Once she had the look for Cillian Murphy’s titular character, Nolan didn’t want anyone else in the film wearing a hat. “Only Matt Damon’s character wears a hat because he’s in the army, so it’s a uniform hat,” explains Mirojnick.

Through her research, Mirojnick noticed the silhouette pretty much remained the same “once he became empowered at Berkeley,” and that was a gift to her and Nolan. “It never changed in all of those decades,” she adds.

Mirojnick put Murphy in a blue shirt, which seemed to be Oppenheimer’s preferred color. “In all the photos across those time periods, he’ll always wear a blue shirt, it could be a different color blue, depending on the mood, but the silhouette was the same, and depending on the season, that would determine how heavy or thin the material would be.”

In putting his costumes together, Mirojnick says her concept shifted once the story gets to Los Alamos and the Manhattan Project and building of the atom bomb for the Trinity Test begins. “I was married to this idea of him being the sheriff in a cowboy town.
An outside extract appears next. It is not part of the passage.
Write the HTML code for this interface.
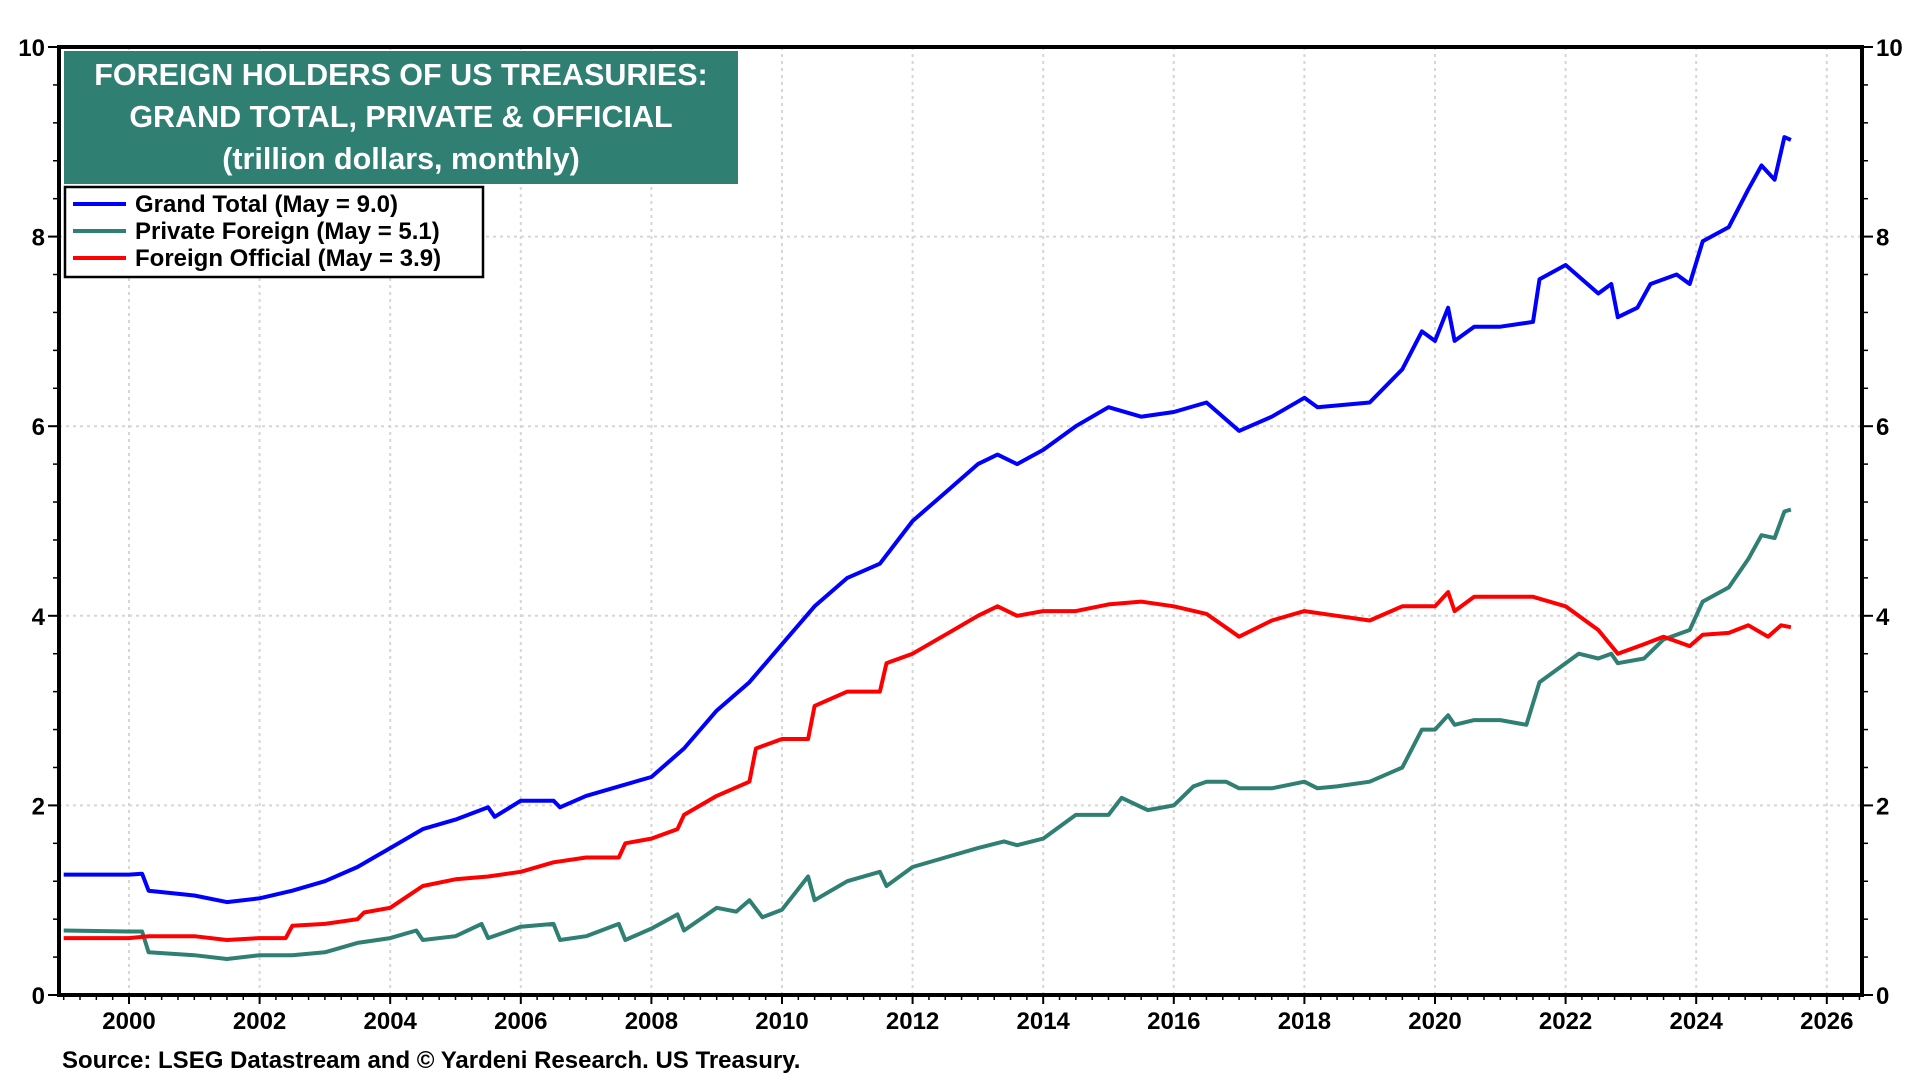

He was on his horse looking at his town.” She introduced a different fabrication and color into a palette — a tan whipcord fabric made from hard-twisted yarns. “It added a texture to the land and the blue played beautifully against that,” she explains.

As the story moves forward to the bomb test, Mirojnick notes Oppenheimer wears the same suit and silhouette, but in a sandy color, as opposed to a rich brown. “All of the effort of his life is drained out and into that one focus, the bomb,” she says.

Mirojnick found the immersive intimacy of Christopher Nolan’s “Oppenheimer” “just staggering.” And the simple but significant silhouette and single hat allowed her to focus on getting it just right. She adds, “Having a collaboration with Chris and Cillian to create it was just magical.”